Les contrôles de l'administration vont plus loin que la simple vérification du bon respect de ces formalités. ' On vérifie s'il n'y a pas de salariat déguisé ', poursuit Michel Saint Pau, de la MSA de Bordeaux (Gironde).

A ce titre, l'inspection du travail s'assure que l'entreprise de travaux agricoles justifie bien d'une pluralité de clientèle, car ' on ne peut pas parler de travail indépendant lorsque l'on a un seul client '. De la même manière, elle analyse les facturations. Celles-ci doivent couvrir les charges de fonctionnement, les investissements... Bref, permettre à l'entreprise d'être économiquement viable. Toute facture nettement en dessous du cours du marché laisse planer un doute sur la réalité de la prestation de service.
Autre fraude en ligne de mire en période de pénurie de main-d'oeuvre : la mise à disposition uniquement des salariés du prestataire de service. Dans ce cas, ces derniers arrivent sur le domaine sans aucun outil. ' L'exploitant dispose du personnel dont il a besoin, l'encadre et lui fournit le matériel. Si tel est le cas, l'entreprise de travaux agricole remplit les fonctions d'une entreprise de travail temporaire sans en posséder le statut, c'est-à-dire sans avoir les garanties financières et sans en assumer les charges spécifiques liées aux salaires (versement de prime de précarité, grille de salaire particulière) ', explique un contrôleur du Sud-Ouest. Ce prêt de main-d'oeuvre à but lucratif est interdit par l'article L. 125-3 du code du travail. L'exploitant peut être assigné auprès des tribunaux qui pourront le reconnaître pénalement responsable.

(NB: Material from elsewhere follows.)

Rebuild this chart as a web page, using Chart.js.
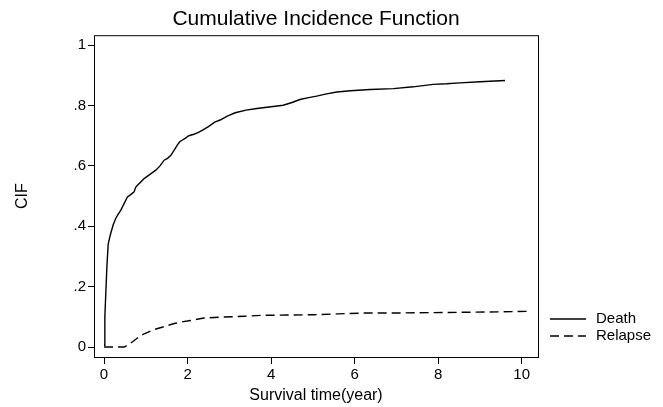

Dans les faits, les experts reconnaissent que la requalification en salariat est rare. Il faut plusieurs arguments pour emporter la conviction des magistrats : un seul donneur d'ordre, l'absence de mise à disposition de matériel, des éléments qui montrent que c'est l'exploitant et non l'entrepreneur qui dirigeait les salariés... En revanche, une chose est sûre, ce type de procédure risque de se développer vu l'écart grandissant entre la condition des salariés, de plus en plus protégés, et celle des prestataires de services quasiment ' taillables et corvéables à merci '.